Stan Stewart, of Clackmannan, and Gary Holmes, both 31, of Littlehampton, Sussex, were each sentenced to 29 years for the killing of Michael O'Hara, 39, from Wakefield, Yorkshire.

Mr O'Hara's lover and business partner, Jackie Ambler, 33, of Yorkshire, was jailed for 27 years for plotting his death in the bar she ran with him on the south coast of Tenerife.

The sentences, handed down by a panel of three judges at Tenerife's Palace of Justice in Santa Cruz, were just short of the maximum under Spanish law of 30 years and represent the severest jail terms handed down to Britons in post-Franco Spain.

After a trial that dragged on for four sessions spread over a three-month period, the court ruled that Ambler had offered #54,000 to Stewart and Holmes to kill Mr O'Hara.

He was beaten over the head with a metal beer barrel and then choked with a cloth which was rammed down his throat at Stevie's Bar, a British-type pub the couple owned at the brash resort of Los Cristianos, on September 5, 1995.

Ambler, a divorcee who frequently broke down during the trial hearings, always maintained her innocence and consistently denied having masterminded the murder. Her 13-year-old son, Robert, was brought out from England to claim his mother was with him outside the bar after being sent away by Mr O'Hara and when they returned to the bar, Mr O'Hara was already dead.

Stewart and Holmes both made detailed statements shortly after they were arrested describing how they sat down together with Ambler in a neighbouring bar and planned the murder.
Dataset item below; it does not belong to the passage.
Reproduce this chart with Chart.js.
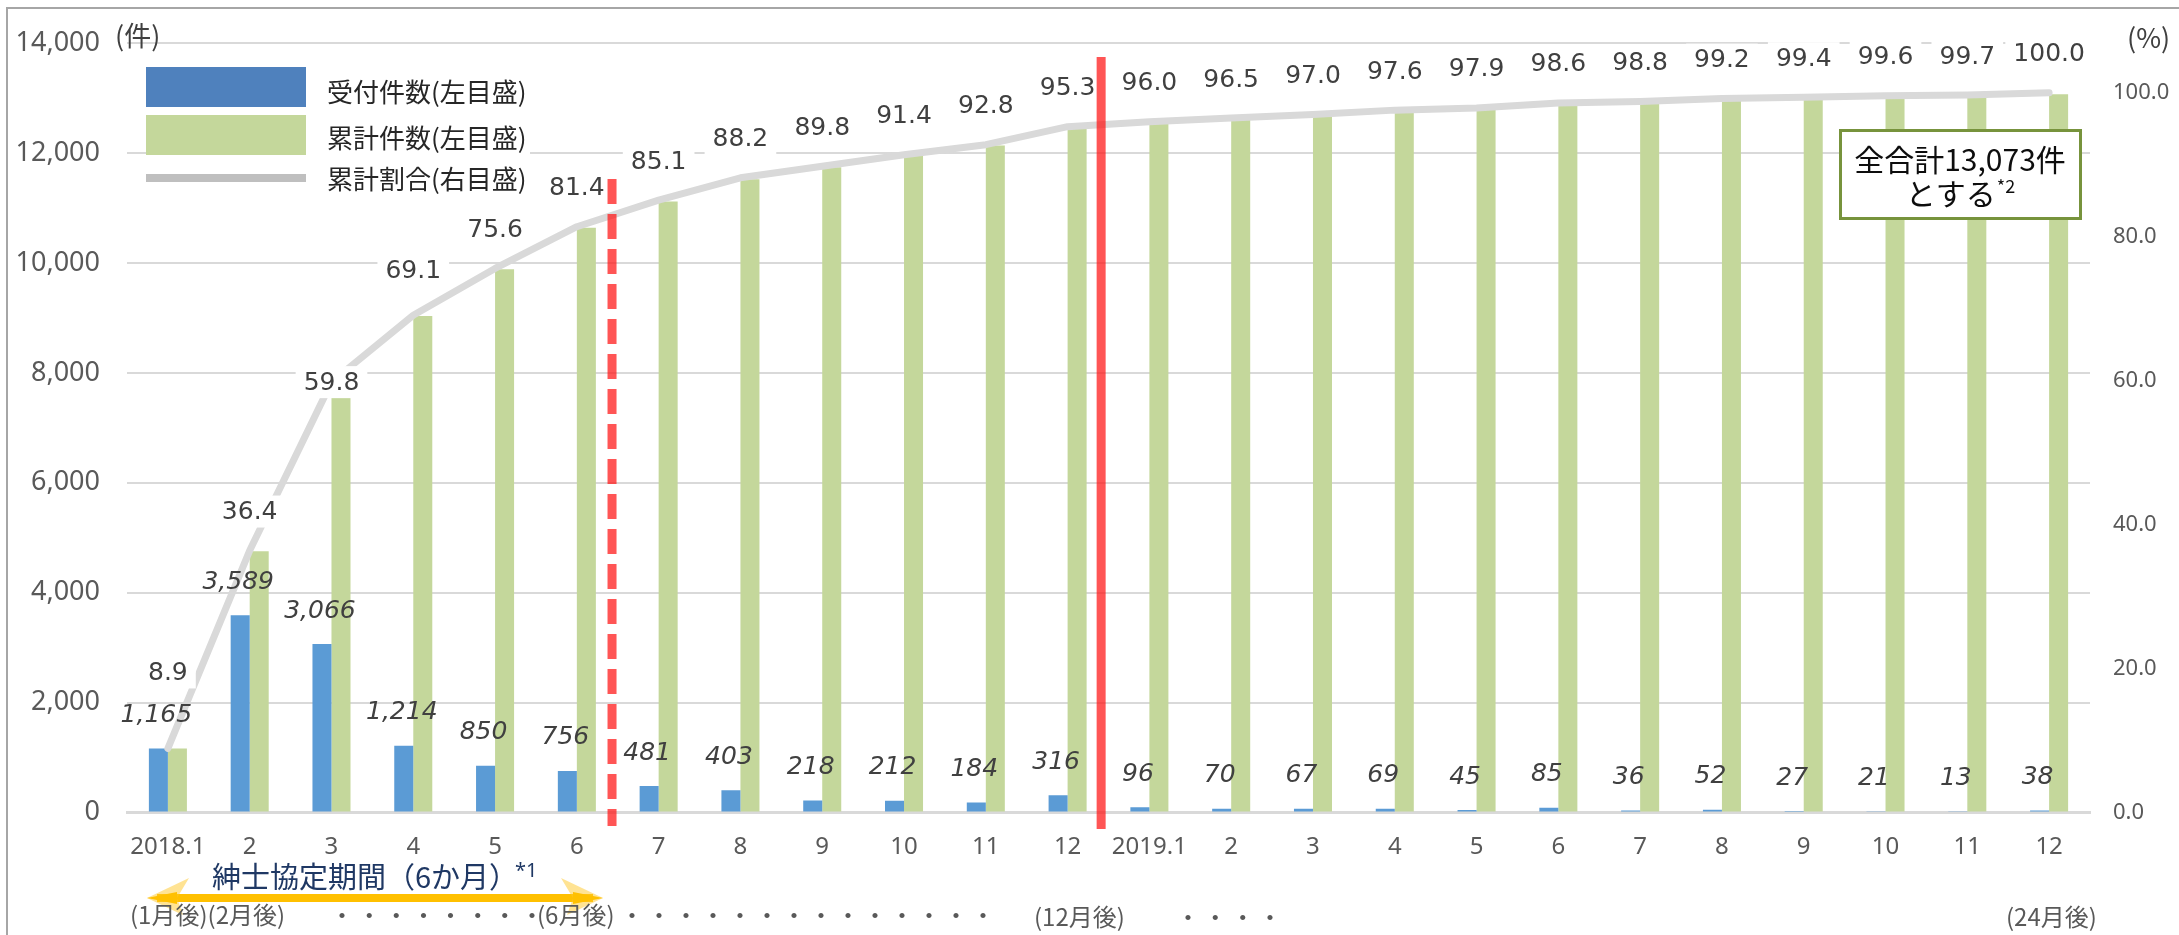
<!DOCTYPE html>
<html>
<head>
<meta charset="utf-8">
<title>受付件数と累計割合</title>
<script src="https://cdn.jsdelivr.net/npm/chart.js@4.4.1/dist/chart.umd.min.js"></script>
<style>
  html, body { margin: 0; padding: 0; background: #ffffff; }
  #wrap { position: relative; width: 2179px; height: 935px; }
  canvas { display: block; }
</style>
</head>
<body>
<div id="wrap"><canvas id="chart" width="2179" height="935"></canvas></div>
<script>
// ---- data ----
const months = ['2018.1','2','3','4','5','6','7','8','9','10','11','12',
                '2019.1','2','3','4','5','6','7','8','9','10','11','12'];
const received = [1165,3589,3066,1214,850,756,481,403,218,212,184,316,
                  96,70,67,69,45,85,36,52,27,21,13,38];
const cumulative = [1165,4754,7820,9034,9884,10640,11121,11524,11742,11954,12138,12454,
                    12550,12620,12687,12756,12801,12886,12922,12974,13001,13022,13035,13073];
const cumulativePct = [8.9,36.4,59.8,69.1,75.6,81.4,85.1,88.2,89.8,91.4,92.8,95.3,
                       96.0,96.5,97.0,97.6,97.9,98.6,98.8,99.2,99.4,99.6,99.7,100.0];
const leftTicks = [0,2000,4000,6000,8000,10000,12000,14000];
const rightTicks = [0,20,40,60,80,100];
const seriesNames = ['受付件数(左目盛)','累計件数(左目盛)','累計割合(右目盛)'];

// ---- styling ----
const LATIN = '"Noto Sans", "Noto Sans CJK JP", sans-serif';
const VALUE = '"DejaVu Sans", "Noto Sans", sans-serif';
const JP = '"Noto Sans CJK JP", "Noto Sans", sans-serif';
const BLUE = '#5b9bd5', BLUE_KEY = '#4f81bd', GREEN = '#c4d79b';
const LINE_GRAY = '#d9d9d9', KEY_GRAY = '#bfbfbf';
const RED = 'rgba(255,20,20,0.72)';
const LABEL = '#404040', TICK = '#595959';

// per-label lift of the percentage labels above their points (px)
const pctLift = i => ({0: 76, 2: 0, 3: 45}[i] ?? 39);

function dotsRow(ctx, x0, x1, n, y) {
  const step = (x1 - x0) / (n - 1);
  ctx.textAlign = 'center';
  for (let k = 0; k < n; k++) ctx.fillText('・', x0 + k * step, y);
}

const overlay = {
  id: 'overlay',
  afterDatasetsDraw(chart) {
    const ctx = chart.ctx;
    const xs = chart.scales.x;
    ctx.save();

    // values on the monthly bars
    const barMeta = chart.getDatasetMeta(0);
    ctx.font = `italic 25px ${VALUE}`;
    ctx.fillStyle = LABEL;
    ctx.textAlign = 'center';
    ctx.textBaseline = 'middle';
    barMeta.data.forEach((el, i) => {
      ctx.fillText(received[i].toLocaleString('en-US'), el.x - 2, el.y - 33);
    });

    // percentage labels with white boxes
    const lineMeta = chart.getDatasetMeta(2);
    ctx.font = `25px ${VALUE}`;
    lineMeta.data.forEach((pt, i) => {
      const txt = cumulativePct[i].toFixed(1);
      const w = ctx.measureText(txt).width;
      const cy = pt.y - pctLift(i);
      ctx.fillStyle = '#ffffff';
      ctx.fillRect(pt.x - w / 2 - 8, cy - 16, w + 16, 32);
      ctx.fillStyle = LABEL;
      ctx.fillText(txt, pt.x, cy + 1);
    });

    // legend
    ctx.fillStyle = '#ffffff';
    ctx.fillRect(146, 60, 384, 130);
    ctx.fillStyle = BLUE_KEY; ctx.fillRect(146, 67, 160, 40);
    ctx.fillStyle = GREEN;    ctx.fillRect(146, 115, 160, 40);
    ctx.fillStyle = KEY_GRAY; ctx.fillRect(146, 174, 160, 8);
    ctx.font = `26px ${JP}`;
    ctx.fillStyle = '#262626';
    ctx.textAlign = 'left';
    [92, 138, 179].forEach((yy, k) => ctx.fillText(seriesNames[k], 327, yy));

    // period dividers
    ctx.strokeStyle = RED;
    ctx.lineWidth = 9;
    ctx.lineCap = 'butt';
    const xDash = xs.getPixelForValue(5.43);
    ctx.setLineDash([25, 10]);
    ctx.beginPath(); ctx.moveTo(xDash, 179); ctx.lineTo(xDash, 826); ctx.stroke();
    ctx.setLineDash([]);
    const xSolid = xs.getPixelForValue(11.41);
    ctx.beginPath(); ctx.moveTo(xSolid, 57); ctx.lineTo(xSolid, 829); ctx.stroke();

    // total box
    ctx.fillStyle = '#ffffff';
    ctx.fillRect(1839, 129, 243, 91);
    ctx.strokeStyle = '#77933c';
    ctx.lineWidth = 3;
    ctx.strokeRect(1840.5, 130.5, 240, 88);
    ctx.fillStyle = '#0d0d0d';
    ctx.textAlign = 'center';
    ctx.font = `30px ${JP}`;
    ctx.fillText('全合計13,073件', 1960, 160);
    ctx.textAlign = 'left';
    const t2 = 'とする';
    const w2 = ctx.measureText(t2).width;
    ctx.font = `18px ${JP}`;
    const w3 = ctx.measureText('*2').width;
    const x2 = 1960 - (w2 + w3) / 2;
    ctx.font = `30px ${JP}`;
    ctx.fillText(t2, x2, 194);
    ctx.font = `18px ${JP}`;
    ctx.fillText('*2', x2 + w2 + 1, 186);

    ctx.restore();
  },
  afterDraw(chart) {
    const ctx = chart.ctx;
    ctx.save();
    ctx.textBaseline = 'middle';

    // axis unit captions
    ctx.fillStyle = LABEL;
    ctx.font = `27px ${JP}`;
    ctx.textAlign = 'left';
    ctx.fillText('(件)', 115, 36);
    ctx.fillText('(%)', 2127, 38);

    // agreement period caption and arrow
    ctx.fillStyle = '#1f3864';
    ctx.font = `29px ${JP}`;
    ctx.fillText('紳士協定期間（6か月）', 212, 877);
    ctx.font = `20px ${LATIN}`;
    ctx.fillText('*1', 515, 871);

    const ay = 898, ax0 = 147, ax1 = 603;
    ctx.fillStyle = '#ffc000';
    ctx.fillRect(ax0 + 10, ay - 4, ax1 - ax0 - 20, 8);
    [[ax0, 1], [ax1, -1]].forEach(([tip, d]) => {
      ctx.beginPath();
      ctx.moveTo(tip, ay);
      ctx.lineTo(tip + d * 42, ay - 20);
      ctx.lineTo(tip + d * 30, ay);
      ctx.lineTo(tip + d * 36, ay + 17);
      ctx.closePath();
      ctx.fillStyle = 'rgba(255,200,40,0.5)';
      ctx.fill();
      ctx.beginPath();
      ctx.moveTo(tip, ay);
      ctx.lineTo(tip + d * 30, ay - 6);
      ctx.lineTo(tip + d * 30, ay + 6);
      ctx.closePath();
      ctx.fillStyle = '#ffc000';
      ctx.fill();
    });

    // elapsed-month notes
    ctx.fillStyle = TICK;
    ctx.font = `24px ${JP}`;
    ctx.textAlign = 'left';
    ctx.fillText('(1月後)(2月後)', 130, 915);
    ctx.fillText('(6月後)', 537, 915);
    ctx.fillText('(12月後)', 1034, 917);
    ctx.fillText('(24月後)', 2006, 917);
    dotsRow(ctx, 342, 532, 8, 915);
    dotsRow(ctx, 632, 983, 14, 915);
    dotsRow(ctx, 1188, 1270, 4, 917);

    // frame
    ctx.strokeStyle = '#a6a6a6';
    ctx.lineWidth = 2;
    ctx.strokeRect(7, 8, 2200, 960);
    ctx.restore();
  }
};

new Chart(document.getElementById('chart'), {
  data: {
    labels: months,
    datasets: [
      { type: 'bar', label: seriesNames[0], data: received, yAxisID: 'y',
        backgroundColor: BLUE, borderWidth: 0, order: 1,
        barPercentage: 1, categoryPercentage: 0.465 },
      { type: 'bar', label: seriesNames[1], data: cumulative, yAxisID: 'y',
        backgroundColor: GREEN, borderWidth: 0, order: 1,
        barPercentage: 1, categoryPercentage: 0.465 },
      { type: 'line', label: seriesNames[2], data: cumulativePct, yAxisID: 'y2',
        borderColor: LINE_GRAY, borderWidth: 7, pointRadius: 0, tension: 0,
        borderCapStyle: 'round', borderJoinStyle: 'round', order: 0 }
    ]
  },
  options: {
    responsive: false,
    animation: false,
    devicePixelRatio: 1,
    layout: { padding: { top: 38, left: 0, right: 0, bottom: 0 } },
    plugins: { legend: { display: false }, tooltip: { enabled: false } },
    scales: {
      x: {
        offset: true,
        grid: { display: false, drawTicks: false },
        border: { display: true, color: '#d9d9d9', width: 3 },
        ticks: { color: TICK, font: { family: LATIN, size: 24 }, padding: 20,
                 maxRotation: 0, autoSkip: false },
        afterFit(s) { s.height = 122.5; }
      },
      y: {
        position: 'left', min: 0, max: 14000,
        grid: { color: '#d9d9d9', lineWidth: 2, drawTicks: false },
        border: { display: false },
        ticks: { color: TICK, font: { family: LATIN, size: 27 }, padding: 27,
                 callback: v => v.toLocaleString('en-US') },
        afterBuildTicks(s) { s.ticks = leftTicks.map(v => ({ value: v })); },
        afterFit(s) { s.width = 127; }
      },
      y2: {
        position: 'right', min: 0, max: 106.9,
        grid: { display: false, drawTicks: false },
        border: { display: false },
        ticks: { color: TICK, font: { family: LATIN, size: 22 }, padding: 23,
                 callback: v => Number(v).toFixed(1) },
        afterBuildTicks(s) { s.ticks = rightTicks.map(v => ({ value: v })); },
        afterFit(s) { s.width = 89; }
      }
    }
  },
  plugins: [overlay]
});
</script>
</body>
</html>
Both said they had been told they would be paid for ridding Ambler of her lover.

However, when the trial started 30 months later, they had changed their stories and Holmes told the judges that he alone was responsible for the crime.
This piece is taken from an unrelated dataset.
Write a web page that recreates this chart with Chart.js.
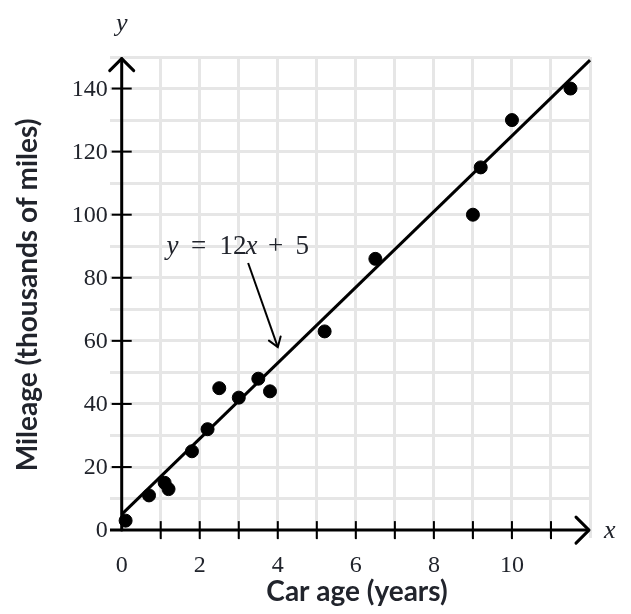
<!DOCTYPE html>
<html>
<head>
<meta charset="utf-8">
<script src="https://cdn.jsdelivr.net/npm/chart.js@4"></script>
<style>
  body { margin: 0; background: #fff; }
  canvas { display: block; }
</style>
</head>
<body>
<canvas id="chart" width="631" height="614"></canvas>
<script>
const ageYears = [0.1, 0.7, 1.1, 1.2, 1.8, 2.2, 2.5, 3, 3.5, 3.8, 5.2, 6.5, 9, 9.2, 10, 11.5];
const mileage = [3, 11, 15, 13, 25, 32, 45, 42, 48, 44, 63, 86, 100, 115, 130, 140];

const fitSlope = 12;
const fitIntercept = 5;
const fitRange = [0, 12];

const xTickLabels = [0, 2, 4, 6, 8, 10];
const yTickLabels = [0, 20, 40, 60, 80, 100, 120, 140];

const textColor = '#21242c';
const serif = '"Liberation Serif", "DejaVu Serif", serif';

const points = ageYears.map((x, i) => ({ x: x, y: mileage[i] }));
const fitLine = fitRange.map(x => ({ x: x, y: fitSlope * x + fitIntercept }));

function keepWhole(step) {
    return scale => {
        scale.ticks = scale.ticks.filter(t => Math.abs(t.value / step - Math.round(t.value / step)) < 1e-9);
    };
}

// axes with arrows, tick marks, labels and the equation callout
const decorations = {
    id: 'decorations',
    beforeDatasetsDraw(chart) {
        const ctx = chart.ctx;
        const xs = chart.scales.x, ys = chart.scales.y;
        const area = chart.chartArea;
        const x0 = xs.getPixelForValue(0), y0 = ys.getPixelForValue(0);

        ctx.save();
        ctx.strokeStyle = '#000';
        ctx.lineWidth = 3;
        ctx.lineCap = 'round';
        ctx.lineJoin = 'round';

        // y axis
        const yTip = ys.getPixelForValue(149.5);
        ctx.beginPath();
        ctx.moveTo(x0, y0);
        ctx.lineTo(x0, yTip);
        ctx.stroke();
        ctx.beginPath();
        ctx.moveTo(x0 - 12, yTip + 12);
        ctx.lineTo(x0, yTip);
        ctx.lineTo(x0 + 12, yTip + 12);
        ctx.stroke();

        // x axis
        const xTip = xs.getPixelForValue(12) - 1;
        ctx.lineCap = 'butt';
        ctx.beginPath();
        ctx.moveTo(area.left, y0);
        ctx.lineTo(xTip, y0);
        ctx.stroke();
        ctx.lineCap = 'round';
        ctx.beginPath();
        ctx.moveTo(xTip - 13, y0 - 13);
        ctx.lineTo(xTip, y0);
        ctx.lineTo(xTip - 13, y0 + 13);
        ctx.stroke();

        // tick marks
        ctx.lineWidth = 2;
        ctx.lineCap = 'butt';
        for (let v = 1; v <= 11; v++) {
            const px = xs.getPixelForValue(v);
            ctx.beginPath();
            ctx.moveTo(px, y0 - 9);
            ctx.lineTo(px, y0 + 9);
            ctx.stroke();
        }
        yTickLabels.forEach(v => {
            if (v === 0) return;
            const py = ys.getPixelForValue(v);
            ctx.beginPath();
            ctx.moveTo(x0 - 10, py);
            ctx.lineTo(x0 + 10, py);
            ctx.stroke();
        });
        ctx.restore();
    },
    afterDraw(chart) {
        const ctx = chart.ctx;
        const xs = chart.scales.x, ys = chart.scales.y;
        const x0 = xs.getPixelForValue(0), y0 = ys.getPixelForValue(0);

        ctx.save();
        ctx.fillStyle = textColor;

        // tick labels
        ctx.font = '24px ' + serif;
        ctx.textAlign = 'right';
        ctx.textBaseline = 'middle';
        yTickLabels.forEach(v => ctx.fillText(String(v), x0 - 14, ys.getPixelForValue(v) + 1));
        ctx.textAlign = 'center';
        xTickLabels.forEach(v => ctx.fillText(String(v), xs.getPixelForValue(v), y0 + 36));

        // axis letters
        ctx.font = 'italic 26px ' + serif;
        ctx.fillText('y', x0, 24);
        ctx.textAlign = 'left';
        ctx.fillText('x', 604, y0 + 1);

        // axis titles
        ctx.font = 'bold 28px Lato, sans-serif';
        ctx.textAlign = 'center';
        ctx.fillText('Car age (years)', 357, 592);
        ctx.save();
        ctx.translate(28, 295);
        ctx.rotate(-Math.PI / 2);
        ctx.fillText('Mileage (thousands of miles)', 0, 0);
        ctx.restore();

        // equation callout (operators centred on their slot)
        const left = xs.getPixelForValue(1.15);
        const base = ys.getPixelForValue(87.5);
        ctx.textBaseline = 'alphabetic';
        const parts = [
            ['y', 'italic ', 0, 'left'],
            ['=', '', 32, 'center'],
            ['12', '', 53, 'left'],
            ['x', 'italic ', 79, 'left'],
            ['+', '', 109, 'center'],
            ['5', '', 129, 'left']
        ];
        parts.forEach(([t, f, off, align]) => {
            ctx.font = f + '27px ' + serif;
            ctx.textAlign = align;
            ctx.fillText(t, left + off, base);
        });

        // callout arrow
        const ax = xs.getPixelForValue(3.24), ay = ys.getPixelForValue(84.7);
        const bx = xs.getPixelForValue(4.0), by = ys.getPixelForValue(58);
        ctx.strokeStyle = '#000';
        ctx.lineWidth = 2;
        ctx.beginPath();
        ctx.moveTo(ax, ay);
        ctx.lineTo(bx, by);
        ctx.stroke();
        const ang = Math.atan2(by - ay, bx - ax);
        ctx.lineCap = 'round';
        ctx.beginPath();
        ctx.moveTo(bx + 11 * Math.cos(ang + Math.PI - 0.6), by + 11 * Math.sin(ang + Math.PI - 0.6));
        ctx.lineTo(bx, by);
        ctx.lineTo(bx + 11 * Math.cos(ang + Math.PI + 0.6), by + 11 * Math.sin(ang + Math.PI + 0.6));
        ctx.stroke();
        ctx.restore();
    }
};

new Chart(document.getElementById('chart'), {
    type: 'scatter',
    data: {
        datasets: [
            {
                label: 'Cars',
                data: points,
                backgroundColor: '#000',
                borderColor: '#000',
                pointRadius: 6.5,
                pointHoverRadius: 6.5,
                clip: false
            },
            {
                type: 'line',
                label: 'y = 12x + 5',
                data: fitLine,
                borderColor: '#000',
                borderWidth: 3,
                pointRadius: 0,
                fill: false,
                clip: false
            }
        ]
    },
    options: {
        responsive: false,
        animation: false,
        layout: { padding: { left: 110, right: 41, top: 57, bottom: 76 } },
        plugins: {
            legend: { display: false },
            tooltip: { enabled: false }
        },
        scales: {
            x: {
                type: 'linear',
                min: -0.3,
                max: 12,
                afterBuildTicks: keepWhole(1),
                ticks: { display: false, stepSize: 1 },
                grid: { color: '#e6e6e6', lineWidth: 3, drawTicks: false },
                border: { display: false }
            },
            y: {
                type: 'linear',
                min: -2.5,
                max: 150,
                afterBuildTicks: keepWhole(10),
                ticks: { display: false, stepSize: 10 },
                grid: { color: '#e6e6e6', lineWidth: 3, drawTicks: false },
                border: { display: false }
            }
        }
    },
    plugins: [decorations]
});
</script>
</body>
</html>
He claimed he had killed Mr O'Hara in a fight over a drugs debt and had made up the story about Ambler and Stewart because he thought she had told police about his drug trafficking activities.
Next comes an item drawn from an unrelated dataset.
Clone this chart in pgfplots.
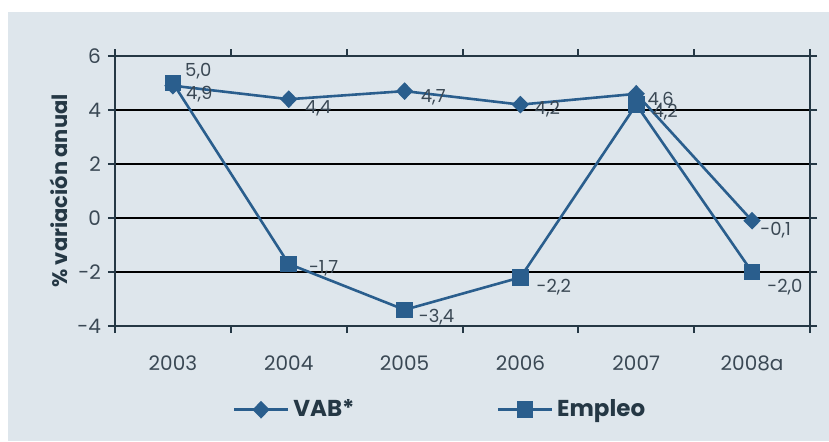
\documentclass[border=0pt]{standalone}
\usepackage{fontspec}
\setmainfont{Poppins}
\usepackage{pgfplots}
\pgfplotsset{compat=1.18}
\usepackage{pgfplotstable}
\definecolor{bgpanel}{HTML}{DEE6EC}
\definecolor{serie}{HTML}{2A5E8D}
\definecolor{axisdark}{HTML}{253845}
\definecolor{txt}{HTML}{3A4854}

\pgfplotstableread{
x y lab dx dy
0 4.9 {4,9} 5.5 -4.2
1 4.4 {4,4} 7 -4.4
2 4.7 {4,7} 7 -3
3 4.2 {4,2} 6 -2.2
4 4.6 {4,6} 4.5 -3.1
5 -0.1 {-0,1} 3 -4.6
}\vab

\pgfplotstableread{
x y lab dx dy
0 5.0 {5,0} 5 6
1 -1.7 {-1,7} 9 -2
2 -3.4 {-3,4} 6 -3.6
3 -2.2 {-2,2} 7 -4.8
4 4.2 {4,2} 7 -3.7
5 -2.0 {-2,0} 6.5 -7.5
}\empleo

\begin{document}
\begin{tikzpicture}
\useasboundingbox (0,0) rectangle (414.5pt,220.5pt);
\fill[white] (0,0) rectangle (414.5pt,220.5pt);
\fill[bgpanel] (4pt,0) rectangle (414.5pt,214.5pt);
\begin{axis}[
  at={(57.5pt,57.5pt)}, anchor=south west,
  scale only axis, width=347.5pt, height=135pt,
  xmin=-0.5, xmax=5.5, ymin=-4, ymax=6,
  xtick={-0.5,0.5,...,5.5},
  x tick label as interval,
  xticklabels={2003,2004,2005,2006,2007,2008a},
  ytick={-4,-2,...,6},
  tick align=outside,
  major tick length=3.5pt,
  tick style={axisdark, line width=1pt},
  axis line style={axisdark, line width=1.1pt},
  ymajorgrids,
  major grid style={black, line width=1.1pt},
  /pgf/number format/assume math mode=true,
  /pgf/number format/use comma,
  tick label style={font=\fontsize{10}{12}\selectfont, text=txt},
  xticklabel style={yshift=-8pt},
  ylabel={\bfseries\% variación anual},
  ylabel style={font=\fontsize{10.5}{12}\selectfont, text=axisdark, yshift=-2pt},
  every axis plot/.append style={serie, line width=1.3pt},
  point meta=explicit symbolic,
  nodes near coords,
  visualization depends on={\thisrow{dx}\as\dx},
  visualization depends on={\thisrow{dy}\as\dy},
  every node near coord/.append style={anchor=west, xshift=\dx pt, yshift=\dy pt, font=\fontsize{9}{10}\selectfont, text=txt, inner sep=0.5pt},
  legend style={at={(0.469,-0.31)}, anchor=center, draw=none, fill=none,
    font=\fontsize{11.5}{13}\selectfont\bfseries, text=axisdark,
    /tikz/every even column/.append style={column sep=69pt}},
  legend columns=2,
  legend image code/.code={
    \draw[mark repeat=2,mark phase=2] plot coordinates {(0pt,0pt) (13.5pt,0pt) (27pt,0pt)};},
  clip=false,
]
\addplot[mark=diamond*, mark size=3.5pt, mark options={xscale=1.3, solid}] table[x=x, y=y, meta=lab] {\vab};
\addlegendentry{VAB*}
\addplot[mark=square*, mark size=3.5pt, mark options={solid}] table[x=x, y=y, meta=lab] {\empleo};
\addlegendentry{Empleo}
\end{axis}
\end{tikzpicture}
\end{document}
In one dramatic moment, Holmes leapt to his feet and shouted at the judges: ''These people are innocent. I have put my friend and this woman behind bars for nearly three years already. You can do what you like to me, but please let them go.''

Stewart told the court he had gone along with Holmes's claims because he was scared of him and ''of the men he worked for''.

Holmes told the trial that Stewart's only involvement had been to try to break-up the fight between himself and Mr O'Hara.

However, the judges rejected the new versions of what had taken place, stating the two men had stayed behind at Stevie's Bar until it had closed that night and then attacked their victim.

Yesterday, all three were being informed by their lawyers of the sentences at the island's prison where they have been held since their arrests almost immediately after the murder.

Stewart's relatives immediately vowed to launch a campaign to clear his name and secure his release from jail.

Stewart's mother, Helen, 59, of Newmills in Tullibody, Clackmannanshire, wept when she learned her son had been jailed, saying: ''I just don't know where to turn.''

Mrs Stewart, who has eight sons and a daughter, talked of her last telephone conversation with her son just over a week ago.

''He told me not to worry and everything would sort itself out. It's such a shock. The whole family will be devastated as we were expecting him to come home.''

She added: ''There is a chance of an appeal but I can't go over there in case he loses that. I couldn't face leaving him in jail.''

Stewart's brother, Paul, 29, insisted his brother was innocent of the murder, adding: ''Now we are in a state of limbo and are trying to find out how to appeal.''

Mr Stewart explained he had been unable to speak to his brother since hearing of the 29-year jail sentence and the family were still trying to talk to British officials in Tenerife.

He revealed his brother, who was laid off as a butcher in Scotland, had gone to Tenerife about three years ago, initially for a holiday, but decided to stay after his friend Holmes found him a job as a bouncer.

Mr Paul Stewart said yesterday: ''He is a big lad who can look after himself. He was there for about three months doing the bouncing before he got locked up.''

His brother, who spent around two years and nine months on remand, missed his father Charlie's funeral last year because the Spanish authorities would not let him return home. Stewart also has a young son called Martin, but no longer saw him or his estranged fiancee.